Two centuries later, we can’t get enough of it. Red has turned to green. We yearn for slightly (only slightly) overgrown hedgerows and the susurration of sunlit leaves overhead. We salivate over delightfully quaint villages embedded in the side of hills like raisins in a plum duff. We long to hear someone say “ooh arrr”. Warm beer, nuns on bikes, little stone bridges only negotiable if you turn sideways-on. Grassy meadows – as if, left to her own devices, Mother Earth would render the whole world suitable for cricket with the minimum of tending. In short, a primal yet civilized refuge from the dull churning of modern life.
Neither view is correct or even fair, but that’s not the point.
This is the view from the edge of the Northumberland National Park, last Saturday. I’m going back up the hill, having just turned round at the bottom because I was feeling wobbly. My friends are way off to the right, doing the remaining eight-point-something miles of our chosen route. (By Monday, the wobbliness turns into a head-cold).
I pass someone swaddled in Gore-Tex, scrambling down the path with barely-controlled glee. “Eeee, it’s easier this way” he grins helpfully. (Yes, I know, sir, I’ve just done it). I watch him as he skips down the slope but he’s sure-footed, not stumbling or tripping, not even once. With a sense of being spiritually short-changed I haul myself up the remainder of the hill. The sun comes out as I reach the crest, casting a bright but bloodless light over the hills that tints photographs bluer than the eye remembers. I’m knackered.
I lay down on a knoll, curse, stand up again, check my coat for sheep-cack (missed it – a miracle!) and recline once more. Closing my eyes, I listen…to the sound of nothing in particular to listen to. It’s noisy – rich and delicious, like the audio equivalent of stew.
Then the sun goes in, the air chills…
…and suddenly I’m on an exposed hillside, hugging my jacket to stave off a knifing wind that smells of rain, and all the sheep have gone from the slopes below. I’m running the risk of being demonstrably more stupid than sheep. Time to go.

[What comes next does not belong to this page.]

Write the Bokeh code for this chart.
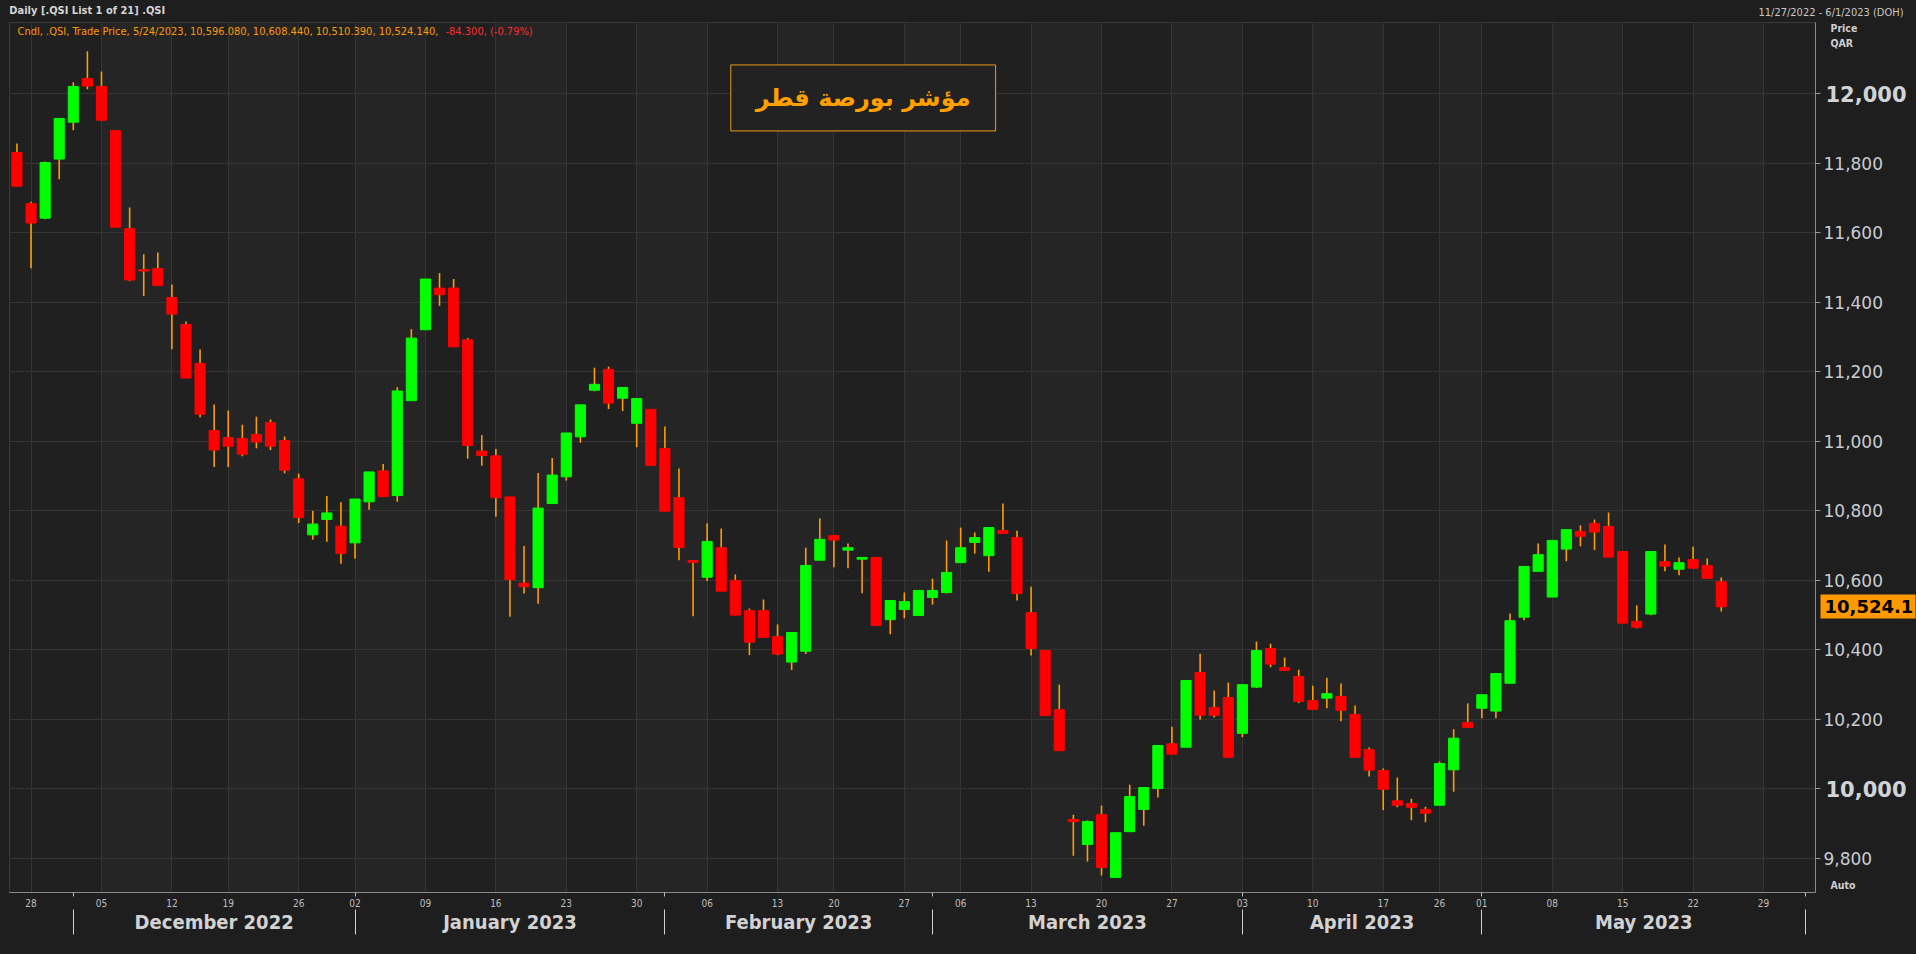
from bokeh.plotting import figure
from bokeh.models import (Range1d, LinearAxis, FixedTicker, Grid, Label, BoxAnnotation, Title,
                          ColumnDataSource, GlobalInlineStyleSheet)
from bokeh.embed import file_html
from bokeh.resources import INLINE

# ---------------- data ----------------
open_ = [11831, 11684, 11642, 11812, 11918, 12044, 12021, 11894, 11612, 11494,
         11497, 11414, 11336, 11224, 11031, 11011, 11008, 11020, 11054, 11002,
         10892, 10731, 10775, 10756, 10708, 10826, 10915, 10844, 11117, 11321,
         11441, 11441, 11292, 10972, 10958, 10840, 10592, 10579, 10821, 10898,
         11013, 11147, 11207, 11124, 11052, 11092, 10979, 10838, 10657, 10609,
         10694, 10600, 10513, 10513, 10438, 10365, 10396, 10658, 10729, 10687,
         10661, 10666, 10487, 10516, 10499, 10551, 10565, 10651, 10709, 10671,
         10743, 10723, 10507, 10398, 10228, 9912, 9840, 9926, 9745, 9877,
         9941, 10001, 10130, 10120, 10335, 10234, 10263, 10160, 10293, 10404,
         10349, 10323, 10254, 10261, 10266, 10214, 10113, 10053, 9966, 9958,
         9941, 9953, 10055, 10191, 10232, 10224, 10304, 10494, 10626, 10552,
         10690, 10741, 10764, 10755, 10683, 10482, 10503, 10654, 10632, 10660,
         10643, 10596.08]
high = [11857, 11689, 11805, 11929, 12033, 12122, 12064, 11894, 11673, 11538,
        11543, 11451, 11345, 11264, 11106, 11089, 11048, 11071, 11063, 11014,
        10907, 10800, 10843, 10825, 10834, 10912, 10935, 11156, 11323, 11467,
        11484, 11467, 11297, 11018, 10978, 10840, 10699, 10909, 10952, 11024,
        11105, 11212, 11215, 11155, 11123, 11092, 11043, 10922, 10657, 10764,
        10749, 10617, 10519, 10545, 10473, 10450, 10694, 10778, 10729, 10706,
        10666, 10666, 10542, 10565, 10571, 10605, 10715, 10752, 10738, 10752,
        10821, 10743, 10582, 10398, 10300, 9926, 9909, 9952, 9874, 10012,
        10004, 10125, 10179, 10312, 10389, 10283, 10306, 10300, 10424, 10418,
        10378, 10343, 10297, 10320, 10303, 10240, 10119, 10059, 10033, 9972,
        9949, 10079, 10172, 10246, 10271, 10332, 10505, 10640, 10706, 10715,
        10746, 10758, 10775, 10795, 10683, 10528, 10683, 10703, 10666, 10697,
        10663, 10608.44]
low = [11734, 11498, 11639, 11754, 11895, 12013, 11924, 11616, 11461, 11418,
       11448, 11265, 11182, 11069, 10926, 10926, 10957, 10980, 10975, 10908,
       10765, 10717, 10711, 10648, 10662, 10803, 10841, 10826, 11117, 11321,
       11390, 11272, 10950, 10930, 10783, 10495, 10562, 10533, 10821, 10887,
       10996, 11144, 11093, 11087, 10983, 10931, 10799, 10658, 10497, 10598,
       10569, 10500, 10385, 10436, 10385, 10342, 10388, 10658, 10638, 10635,
       10563, 10470, 10445, 10491, 10499, 10530, 10562, 10651, 10677, 10625,
       10735, 10542, 10384, 10211, 10110, 9808, 9791, 9751, 9745, 9877,
       9894, 9975, 10100, 10120, 10200, 10206, 10091, 10149, 10290, 10350,
       10341, 10247, 10229, 10232, 10195, 10091, 10036, 9939, 9947, 9910,
       9904, 9953, 9992, 10177, 10203, 10203, 10304, 10485, 10626, 10552,
       10655, 10698, 10687, 10667, 10477, 10462, 10500, 10626, 10615, 10635,
       10606, 10510.39]
close = [11734, 11628, 11802, 11929, 12021, 12022, 11924, 11616, 11464, 11490,
         11448, 11366, 11182, 11078, 10975, 10986, 10963, 10998, 10986, 10917,
         10781, 10762, 10794, 10677, 10834, 10912, 10841, 11145, 11297, 11467,
         11422, 11272, 10988, 10959, 10838, 10602, 10582, 10808, 10903, 11024,
         11105, 11164, 11110, 11155, 11123, 10931, 10799, 10695, 10652, 10712,
         10569, 10500, 10422, 10436, 10388, 10450, 10643, 10718, 10716, 10694,
         10666, 10470, 10542, 10539, 10571, 10571, 10623, 10694, 10723, 10752,
         10735, 10562, 10404, 10211, 10110, 9906, 9906, 9774, 9874, 9978,
         10004, 10125, 10100, 10312, 10212, 10212, 10091, 10300, 10398, 10359,
         10341, 10252, 10229, 10274, 10226, 10091, 10054, 9999, 9953, 9947,
         9930, 10073, 10146, 10177, 10271, 10332, 10484, 10640, 10674, 10715,
         10746, 10727, 10739, 10667, 10477, 10465, 10683, 10641, 10651, 10635,
         10606, 10524.14]

# trading-session index of each weekly tick, and its day label
day_tick_idx = [1, 6, 11, 15, 20, 24, 29, 34, 39, 44, 49, 54, 58, 63,
                67, 72, 77, 82, 87, 92, 97, 101, 104, 109, 114, 119, 124]
day_tick_lbl = ["28", "05", "12", "19", "26", "02", "09", "16", "23", "30", "06", "13", "20", "27",
                "06", "13", "20", "27", "03", "10", "17", "26", "01", "08", "15", "22", "29"]
# session index of the first trading day of each month
month_start_idx = [4, 24, 46, 65, 87, 104, 127]
month_names = ["December 2022", "January 2023", "February 2023", "March 2023", "April 2023", "May 2023"]
price_ticks = [9800, 10000, 10200, 10400, 10600, 10800, 11000, 11200, 11400, 11600, 11800, 12000]
bold_ticks = [10000, 12000]

title_text = "مؤشر بورصة قطر"
header_text = "Daily [.QSI List 1 of 21] .QSI"
range_text = "11/27/2022 - 6/1/2023 (DOH)"
legend_text = "Cndl, .QSI, Trade Price, 5/24/2023, 10,596.080, 10,608.440, 10,510.390, 10,524.140,"
change_text = "-84.300, (-0.79%)"
last_label = "10,524.1"
# price-panel captions and the price levels they sit at
side_caption = {12188: "Price", 12145: "QAR", 9723: "Auto"}
header_pos = 4.99   # session position of the header caption centre

# ---------------- figure ----------------
X0, X1 = -0.53, 127.69
Y0, Y1 = 9702, 12205
p = figure(width=1916, height=954,
           x_range=Range1d(X0, X1), y_range=Range1d(Y0, Y1),
           output_backend="svg", toolbar_location=None,
           x_axis_location=None, y_axis_location=None,
           min_border_left=9, min_border_right=94, min_border_top=22, min_border_bottom=62,
           background_fill_color="#202020", border_fill_color="#1e1e1e",
           outline_line_color="#3a3a3a")
p.stylesheets = [GlobalInlineStyleSheet(css="html,body{background:#1e1e1e;margin:0;overflow:hidden;}")]
for g in p.grid:
    g.visible = False
p.title.visible = False

# top-right caption (nearest the frame in the top panel)
p.add_layout(Title(text=range_text, align="right", offset=-88, standoff=5,
                   vertical_align="middle", text_font="DejaVu Sans Condensed",
                   text_font_size="11px", text_font_style="normal", text_color="#c8c8c8"), "above")
# top-left header caption (outer slot of the top panel)
xax_h = LinearAxis(ticker=FixedTicker(ticks=[header_pos]),
                   major_label_overrides={header_pos: header_text},
                   axis_line_color=None, major_tick_out=0, major_tick_in=0,
                   minor_tick_out=0, minor_tick_in=0,
                   major_label_standoff=-14, major_label_text_font="DejaVu Sans Condensed",
                   major_label_text_font_style="bold",
                   major_label_text_font_size="11px", major_label_text_color="#d4d4d4")
p.add_layout(xax_h, "above")

# alternating weekly bands
for k in range(len(day_tick_idx) - 1):
    if k % 2 == 1:
        p.add_layout(BoxAnnotation(left=day_tick_idx[k], right=day_tick_idx[k + 1],
                                   fill_color="#252525", fill_alpha=1.0,
                                   line_color=None, level="underlay"))

p.add_layout(Grid(dimension=0, ticker=FixedTicker(ticks=day_tick_idx),
                  grid_line_color="#353535", grid_line_width=1))
p.add_layout(Grid(dimension=1, ticker=FixedTicker(ticks=price_ticks),
                  grid_line_color="#353535", grid_line_width=1))

# ---- right side: main price axis (regular labels) ----
yax = LinearAxis(ticker=FixedTicker(ticks=price_ticks),
                 major_label_overrides={t: ("" if t in bold_ticks else f"{t:,}") for t in price_ticks},
                 axis_line_color="#8a8a8a", major_tick_out=5, major_tick_in=0,
                 major_tick_line_color="#9a9a9a", minor_tick_out=0, minor_tick_in=0,
                 major_label_standoff=3, major_label_text_font="DejaVu Sans",
                 major_label_text_font_size="17px", major_label_text_color="#c8ccd2")
p.add_layout(yax, "right")
# bold round-thousand labels (stacked, pulled back over the first axis)
yax_b = LinearAxis(ticker=FixedTicker(ticks=bold_ticks),
                   major_label_overrides={t: f"{t:,}" for t in bold_ticks},
                   axis_line_color=None, major_tick_out=0, major_tick_in=0,
                   minor_tick_out=0, minor_tick_in=0,
                   major_label_standoff=-60, major_label_text_font="DejaVu Sans",
                   major_label_text_font_style="bold",
                   major_label_text_font_size="21px", major_label_text_color="#d0d4d8")
p.add_layout(yax_b, "right")
# last-price tag
yax_t = LinearAxis(ticker=FixedTicker(ticks=[close[-1]]),
                   major_label_overrides={close[-1]: last_label},
                   axis_line_color=None, major_tick_out=6, major_tick_in=89,
                   major_tick_line_color="#ff9900", major_tick_line_width=24,
                   minor_tick_out=0, minor_tick_in=0,
                   major_label_standoff=-91, major_label_text_font="DejaVu Sans",
                   major_label_text_font_style="bold",
                   major_label_text_font_size="18px", major_label_text_color="#000000")
p.add_layout(yax_t, "right")
# Price / QAR / Auto captions
yax_c = LinearAxis(ticker=FixedTicker(ticks=list(side_caption.keys())),
                   major_label_overrides=side_caption,
                   axis_line_color=None, major_tick_out=0, major_tick_in=0,
                   minor_tick_out=0, minor_tick_in=0,
                   major_label_standoff=-86, major_label_text_font="DejaVu Sans Condensed",
                   major_label_text_font_style="bold",
                   major_label_text_font_size="10.5px", major_label_text_color="#cfcfcf")
p.add_layout(yax_c, "right")

# ---- bottom: day axis ----
xax1 = LinearAxis(ticker=FixedTicker(ticks=day_tick_idx, minor_ticks=month_start_idx),
                  major_label_overrides={i: l for i, l in zip(day_tick_idx, day_tick_lbl)},
                  axis_line_color="#8a8a8a", major_tick_out=0, major_tick_in=0,
                  minor_tick_out=4, minor_tick_in=0, minor_tick_line_color="#bbbbbb",
                  major_label_standoff=2, major_label_text_font="DejaVu Sans Condensed",
                  major_label_text_font_size="10px", major_label_text_color="#bdbdbd")
p.add_layout(xax1, "below")

# ---- bottom: month axis ----
month_centers = [(a + b) / 2 for a, b in zip(month_start_idx[:-1], month_start_idx[1:])]
xax2 = LinearAxis(ticker=FixedTicker(ticks=month_centers, minor_ticks=month_start_idx),
                  major_label_overrides={c: m for c, m in zip(month_centers, month_names)},
                  axis_line_color=None, major_tick_out=0, major_tick_in=0,
                  minor_tick_out=25, minor_tick_in=0, minor_tick_line_color="#d0d0d0",
                  major_label_standoff=-25, major_label_text_font="DejaVu Sans Condensed",
                  major_label_text_font_style="bold",
                  major_label_text_font_size="20px", major_label_text_color="#d2d2d2")
p.add_layout(xax2, "below")

# ---------------- candles ----------------
idx = list(range(len(close)))
src = ColumnDataSource(dict(
    x=idx, low=low, high=high,
    top=[max(o, c) for o, c in zip(open_, close)],
    bottom=[min(o, c) for o, c in zip(open_, close)],
    color=["#00ff00" if c >= o else "#ff0000" for o, c in zip(open_, close)],
))
p.segment(x0="x", y0="low", x1="x", y1="high", source=src, line_color="#ff9d00", line_width=1.6)
p.vbar(x="x", width=0.72, top="top", bottom="bottom", fill_color="color",
       line_color="color", line_width=1, source=src)

# ---------------- texts inside the frame ----------------
p.add_layout(Label(x=X0, y=Y1, x_offset=8, y_offset=-9, text=legend_text,
                   text_font="DejaVu Sans Condensed", text_font_size="11px",
                   text_color="#ff9900", text_baseline="middle"))
p.add_layout(Label(x=X0, y=Y1, x_offset=436, y_offset=-9, text=change_text,
                   text_font="DejaVu Sans Condensed", text_font_size="11px",
                   text_color="#ff2a2a", text_baseline="middle"))
p.add_layout(Label(x=60.08, y=11988, text=title_text,
                   text_font="DejaVu Sans", text_font_style="bold", text_font_size="24px",
                   text_color="#ffa000", text_baseline="middle", text_align="center",
                   border_line_color="#e89a1a", border_line_width=1,
                   background_fill_color="#222222", padding=(25, 19)))

open("out.html", "w").write(file_html(p, INLINE))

Every year, thousands of us Brits get caught on slopes wearing inappropriate clothing at ill-advised times – or sometimes because there’s little forward-planning that can help when the weather thumps down with all its weight. There are people who can help – and they’ll never run out of work, because deep down, what we really want is that Hardian, 17th-Century countryside to show a bit of leg. We want the thrill of being close to something that can stomp us flat – to gulp as the lightning bangs down, to stand in the rain and not be able to hear ourselves shriek. We want beauty, but we want a little horror as well.
But more than that, we want to feel unspecial. An “unspoiled” landscape, one that humans haven’t defaced by their pesky need to both survive and thrive (how greedy) is one where humans don’t really matter. We’re just passing through: clinging on here and there, but generally in transit. In Britain, the moors are the places that feel the most indifferent to human beings. The irony here is that environmental archaeology suggests we made many of them in the first place – as if Bronze Age peoples anticipated our need to get away from it all.
(I’m being daft; they really didn’t).
The call of the countryside is a deceptive one. As human beings, we want the contradiction of comfort and challenge, slippers and hiking boots. That dual call can lead us astray – but when the weather goes Pete Tong and the topography doesn’t fit the map and there are Blair Witch style noises out in the dark, we’re secretly, guiltily, foolishly loving it just a little.
We don’t know which way to go, but right now we’re gloriously Here.